In class, we showed that one particular solution to the scalar wave equation in 3D was a plane wave, for which the wave took an argument of the form $r \pm v t$. It was called a plane wave because, at a fixed time, the function $U (r \pm v t)$ has the same value over a plane specified by $r\hat{u} = constant$. In this problem, you will find a different type of solution under spherical symmetry.

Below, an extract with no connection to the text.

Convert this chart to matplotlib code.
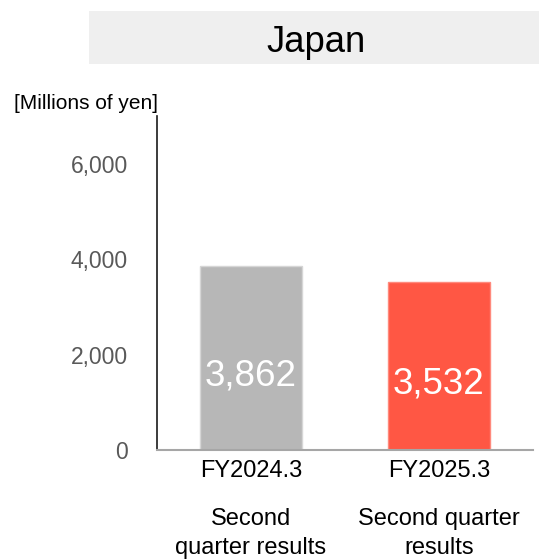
import matplotlib
matplotlib.use("Agg")
import matplotlib.pyplot as plt
from matplotlib.patches import Rectangle

plt.rcParams['font.family'] = ['Liberation Sans', 'DejaVu Sans']

# data
periods = ['FY2024.3', 'FY2025.3']
period_notes = ['Second\nquarter results', 'Second quarter\nresults']
sales = [3862, 3532]
bar_colors = ['#b7b7b7', '#ff5744']
edge_colors = ['#d6d6d6', '#ff8a7d']
yticks = [0, 2000, 4000, 6000]

fig = plt.figure(figsize=(5.39, 5.60), dpi=100)
ax = fig.add_axes([0.2909, 0.1964, 0.698, 0.5959])

x = list(range(len(periods)))
ax.bar(x, sales, width=0.542, color=bar_colors, edgecolor=edge_colors, linewidth=1)

ax.set_xlim(-0.5, 1.5)
ax.set_ylim(0, 7000)
ax.set_yticks(yticks)
ax.set_yticklabels([f'{v:,}' for v in yticks])
ax.set_xticks([])
ax.tick_params(axis='y', length=0, pad=21, labelsize=16.5, labelcolor='#595959')

for side in ['top', 'right']:
    ax.spines[side].set_visible(False)
ax.spines['left'].set_color('#1a1a1a')
ax.spines['left'].set_linewidth(1.2)
ax.spines['bottom'].set_color('#a6a6a6')
ax.spines['bottom'].set_linewidth(1.5)

# value labels inside bars
for i, v in enumerate(sales):
    ax.annotate(f'{v:,}', xy=(i, v / 2), xytext=(0, -28), textcoords='offset pixels',
                ha='center', va='baseline', fontsize=26.5, color='white')

# period labels under the axis
for i, (p, note) in enumerate(zip(periods, period_notes)):
    ax.annotate(p, xy=(i, 0), xytext=(0, -21), textcoords='offset pixels',
                ha='center', va='center', fontsize=17, color='black',
                annotation_clip=False)
    first, second = note.split('\n')
    ax.annotate(first, xy=(i, 0), xytext=(0, -69), textcoords='offset pixels',
                ha='center', va='center', fontsize=17, color='black',
                annotation_clip=False)
    ax.annotate(second, xy=(i, 0), xytext=(0, -98), textcoords='offset pixels',
                ha='center', va='center', fontsize=17, color='black',
                annotation_clip=False)

# title band
fig.patches.append(Rectangle((0.1646, 0.8857), 0.84, 0.0947, transform=fig.transFigure,
                             facecolor='#efefef', edgecolor='none', zorder=0))
fig.text(0.586, 0.908, 'Japan', ha='center', va='baseline', fontsize=26.3, color='black')

fig.text(0.0267, 0.816, '[Millions of yen]', ha='left', va='center', fontsize=15, color='black')

fig.savefig('out.png', dpi=100)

a) Assume we are looking for a spherically symmetric solution to the scalar wave equation like $U(r,t)/r$, where r is the radial position coordinate in spherical coordinates. Show that if $U(r. t)/r$ satisfies the scalar wave equation in 3D,  $U(r, t)$ satisfies a 1D scalar wave equation.

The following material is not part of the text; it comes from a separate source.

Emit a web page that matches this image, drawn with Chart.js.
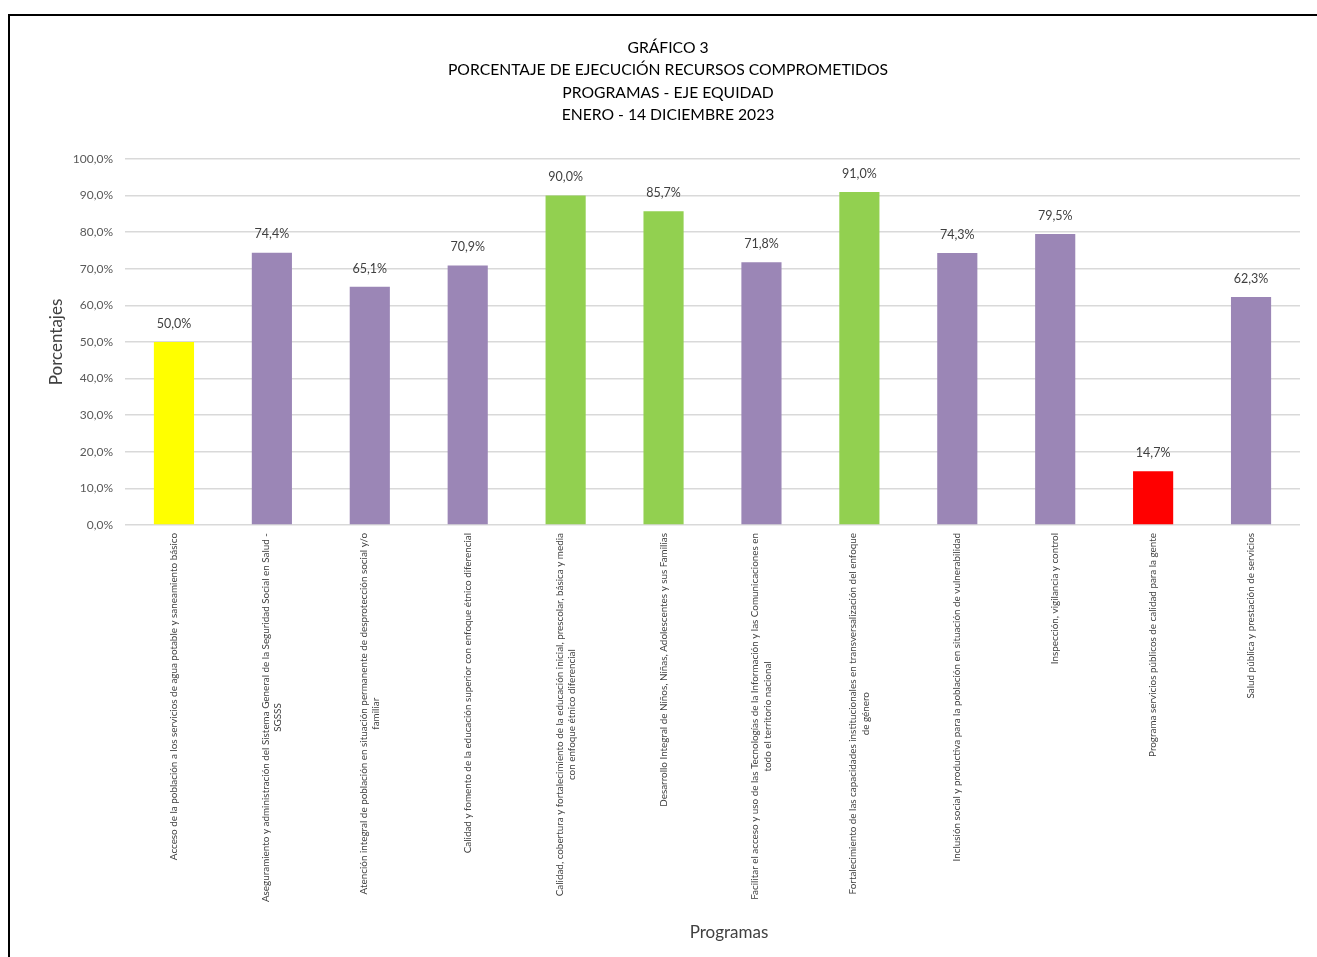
<!DOCTYPE html>
<html>
<head>
<meta charset="utf-8">
<script src="https://cdn.jsdelivr.net/npm/chart.js"></script>
<style>
  html, body { margin: 0; padding: 0; overflow: hidden; background: #fff; }
  #frame { position: absolute; left: 8px; top: 14px; width: 1400px; height: 1000px; border-top: 2px solid #000; border-left: 2px solid #000; }
  #wrap { position: absolute; left: 0; top: 0; width: 1336px; height: 957px; }
</style>
</head>
<body>
<div id="frame"></div>
<div id="wrap"><canvas id="chart"></canvas></div>
<script>
const titleLines = ['GRÁFICO 3', 'PORCENTAJE DE EJECUCIÓN RECURSOS COMPROMETIDOS', 'PROGRAMAS - EJE EQUIDAD', 'ENERO - 14 DICIEMBRE 2023'];

const programas = [
    ['Acceso de la población a los servicios de agua potable y saneamiento básico'],
    ['Aseguramiento y administración del Sistema General de la Seguridad Social en Salud -', 'SGSSS'],
    ['Atención integral de población en situación permanente de desprotección social y/o', 'familiar'],
    ['Calidad y fomento de la educación superior con enfoque étnico diferencial'],
    ['Calidad, cobertura y fortalecimiento de la educación inicial, prescolar, básica y media', 'con enfoque étnico diferencial'],
    ['Desarrollo Integral de Niños, Niñas, Adolescentes y sus Familias'],
    ['Facilitar el acceso y uso de las Tecnologías de la Información y las Comunicaciones en', 'todo el territorio nacional'],
    ['Fortalecimiento de las capacidades institucionales en transversalización del enfoque', 'de género'],
    ['Inclusión social y productiva para la población en situación de vulnerabilidad'],
    ['Inspección, vigilancia y control'],
    ['Programa servicios públicos de calidad para la gente'],
    ['Salud pública y prestación de servicios']
];

const porcentajes = [50.0, 74.4, 65.1, 70.9, 90.0, 85.7, 71.8, 91.0, 74.3, 79.5, 14.7, 62.3];

const colores = ['#FFFF00', '#9B86B6', '#9B86B6', '#9B86B6', '#92D050', '#92D050',
    '#9B86B6', '#92D050', '#9B86B6', '#9B86B6', '#FF0000', '#9B86B6'];

const FONT = 'Lato, "Open Sans", sans-serif';

function fmt(v) {
    return v.toFixed(1).replace('.', ',') + '%';
}

// main title (centred on the whole frame) and x axis title
const titles = {
    id: 'titles',
    afterDraw(chart) {
        const ctx = chart.ctx;
        ctx.save();
        ctx.font = '15.7px ' + FONT;
        ctx.fillStyle = '#000';
        ctx.textAlign = 'center';
        ctx.textBaseline = 'middle';
        titleLines.forEach((t, i) => ctx.fillText(t, chart.width / 2, 47.5 + i * 22.6));
        ctx.font = '17px ' + FONT;
        ctx.fillStyle = '#404040';
        ctx.fillText('Programas', 729, 933);
        ctx.restore();
    }
};

// value labels above each bar
const valueLabels = {
    id: 'valueLabels',
    afterDatasetsDraw(chart) {
        const ctx = chart.ctx;
        const meta = chart.getDatasetMeta(0);
        ctx.save();
        ctx.font = '12.5px ' + FONT;
        ctx.fillStyle = '#404040';
        ctx.textAlign = 'center';
        ctx.textBaseline = 'bottom';
        meta.data.forEach((bar, i) => {
            ctx.fillText(fmt(porcentajes[i]), bar.x, bar.y - 12);
        });
        ctx.restore();
    }
};

// rotated category labels, lines centred on each other like Excel
const categoryLabels = {
    id: 'categoryLabels',
    afterDraw(chart) {
        const ctx = chart.ctx;
        const xs = chart.scales.x;
        const top = chart.chartArea.bottom + 8;
        const lh = 12.5;
        ctx.save();
        ctx.font = '9.9px ' + FONT;
        ctx.fillStyle = '#404040';
        ctx.textAlign = 'center';
        ctx.textBaseline = 'middle';
        programas.forEach((lines, i) => {
            const x = xs.getPixelForValue(i);
            const w = Math.max(...lines.map(l => ctx.measureText(l).width));
            lines.forEach((line, j) => {
                ctx.save();
                ctx.translate(x + (j - (lines.length - 1) / 2) * lh, top + w / 2);
                ctx.rotate(-Math.PI / 2);
                ctx.fillText(line, 0, 0);
                ctx.restore();
            });
        });
        ctx.restore();
    }
};

new Chart(document.getElementById('chart'), {
    type: 'bar',
    data: {
        labels: programas,
        datasets: [{
            label: 'Porcentaje',
            data: porcentajes,
            backgroundColor: colores,
            barPercentage: 0.41,
            categoryPercentage: 1
        }]
    },
    options: {
        responsive: true,
        maintainAspectRatio: false,
        animation: false,
        layout: { padding: { left: 0, right: 36, top: 159, bottom: 0 } },
        plugins: {
            legend: { display: false },
            tooltip: { enabled: false },
            title: { display: false }
        },
        scales: {
            x: {
                grid: { display: false },
                border: { display: false },
                ticks: { display: false },
                afterFit(scale) { scale.height = 432; }
            },
            y: {
                min: 0,
                max: 100,
                border: { display: false },
                grid: { color: '#D9D9D9', lineWidth: 1.5, drawTicks: false },
                ticks: {
                    stepSize: 10,
                    padding: 12,
                    color: '#595959',
                    font: { family: FONT, size: 12 },
                    callback: v => fmt(v)
                },
                title: {
                    display: true,
                    text: 'Porcentajes',
                    color: '#404040',
                    font: { family: FONT, size: 17 },
                    padding: { top: 46, bottom: 0 }
                },
                afterFit(scale) { scale.width = 125; }
            }
        }
    },
    plugins: [titles, valueLabels, categoryLabels]
});
</script>
</body>
</html>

b) For a fixed time, what are the surfaces over which this spherical wave is constant? How do these surfaces propagate as time advances?

Answers

Let $f(r,t) = U(r,t) / r$

The 3D wave equation is

$d^2f/d t^2 = v^2*\nabla^2(f)$

In spherical coordinates the Laplacian is written as

$\nabla^2 = d^2/d r^2 +(2/r)*d/dr$

In our case

$d f/d r = d/d r (U/r) = 1/r*d U/d r -U/r^2$

$d^2f/d r^2 = d/d r (1/r*d U/d r -U/r^2) = (1/r)*d^2U/d r^2 -(1/r^2)*d U/d r -$

$-(1/r^2)*d U/d r  -2U/r^3$

therefore

$\nabla^2(f) = d^2f/d r^2 +(2/r)*d f/d r =$

$=(1/r)*d^2U/d r^2 -(2/r^2)*d U/d r -2U/r^3 + (2/r)*[1/r*d U/d r -U/r^2] =(1/r)*d^2U/d r^2$

But

$d^2f/d t^2 =(1/r)*d^2U/d t^2$

And therefore the 3D wave equation becomes

$(1/r)*d^2U/d t^2 =v^2*(1/r)*d^2U/d r^2$

or equivalent

$d^2U/d t^2 =v^2*d^2U/d r^2$

WHICH IS THE 1D WAVE EQUATION that has as solution $U(r,t)$

b) Solutions of the form

$f(r,t) = U(r,t) / r$

have constant surfaces SPHERICAL (or said simpler spheres). As the wave propagates these surfaces become of bigger and bigger radius (the spheres become bigger and bigger with time).